CUBA EUGENE HOPSON, PETITIONER,
v.
UNITED STATES PAROLE COMMISSION, RESPONDENT.



The opinion of the court was delivered by: J. Phil Gilbert District Judge

MEMORANDUM AND ORDER

This matter comes before the Court on the Report and Recommendation ("Report") (Doc. 19) of Magistrate Judge Donald G. Wilkerson recommending that the Court deny petitioner Cuba Eugene Hopson's ("Hopson") petition for a writ of habeas corpus pursuant to 28 U.S.C. § 2241 (Doc. 1) and motions for summary judgment (Doc. 14).*fn1

I. Review Standard

After reviewing a magistrate judge's report and recommendation, the Court may accept, reject or modify, in whole or in part, the findings or recommendations of the magistrate judge in the report. Fed. R. Civ. P. 72(b). The Court must review de novo the portions of the report to which objections are made. Id. "If no objection or only partial objection is made, the district court judge reviews those unobjected portions for clear error." Johnson v. Zema Systems Corp., 170 F.3d 734, 739 (7th Cir. 1999).

II. Report and Objection

The Report recommends that the Court deny Hopson's petition for two reasons. First, the Report concludes that the petition is a successive petition that raises the same issues raised in an earlier § 2241 petition and that constitutes an abuse of the writ. Alternatively, the Report recommends that the Court dismiss Hopson's current petition because he failed to exhaust his administrative remedies.

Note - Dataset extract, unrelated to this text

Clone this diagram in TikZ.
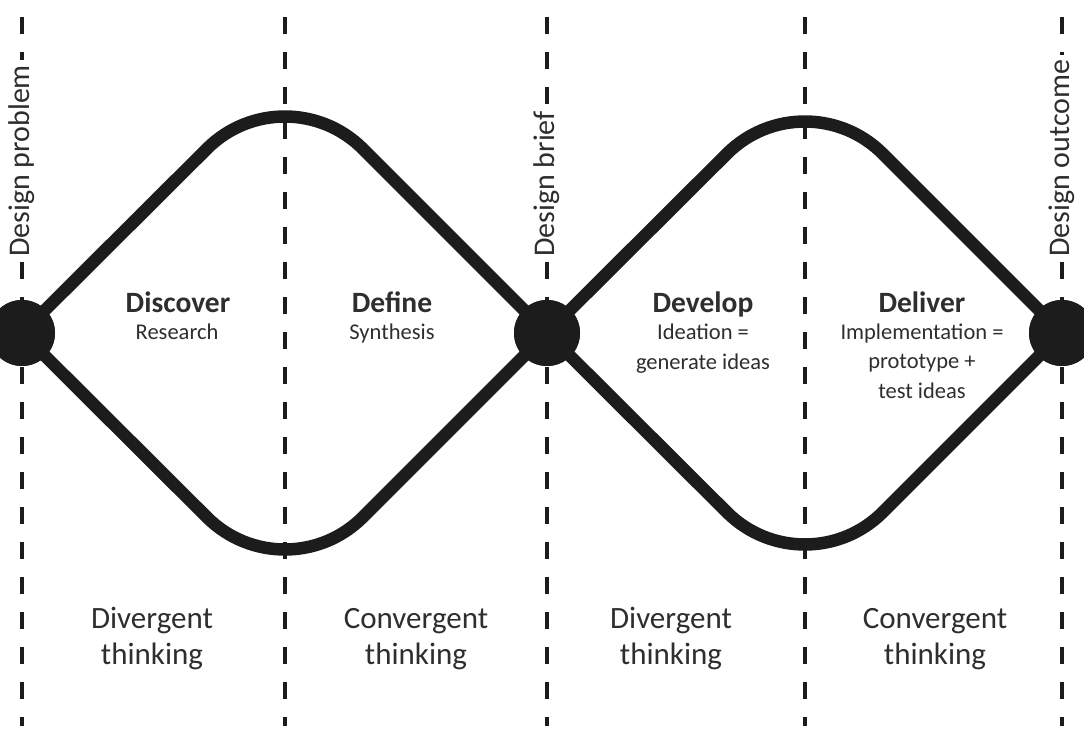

Hopson objects to the Report's conclusion regarding exhaustion of administrative remedies. He also raises arguments as to the merits of his petition.

III. Analysis

A. Successive Petition

As for the portion of the Report recommending dismissal as a successive petition that constitutes an abuse of the writ, the Court reviews the matter for clear error. The Court finds the Report to be clearly erroneous and will therefore reject this portion of the report.

In this case, Hopson argues that the United States Parole Commission improperly forfeited credit towards Hopson's sentence for his "street time," that is, the time he had spent out of prison on parole, when it revoked his parole. Hopson had raised this "street time" forfeiture argument in connection with an earlier § 2241 petition. In the earlier case, however, he did not raise the argument in his § 2241 petition but instead waited to raise the arguments until he objected to a report and recommendation recommending denial of the petition. The Court noted in the earlier case that Hopson had waived the "street time" forfeiture argument by omitting it from his petition and raising it for the first time in his objection to the report and recommendation. The Court further declined to allow him to amend his petition to add the "street time" forfeiture argument because amendment would be futile in light of his failure to exhaust his administrative remedies. Hopson then filed the present petition raising the "street time" forfeiture argument the Court refused to let him raise in his earlier case, posing the question of whether such a successive petition is permitted.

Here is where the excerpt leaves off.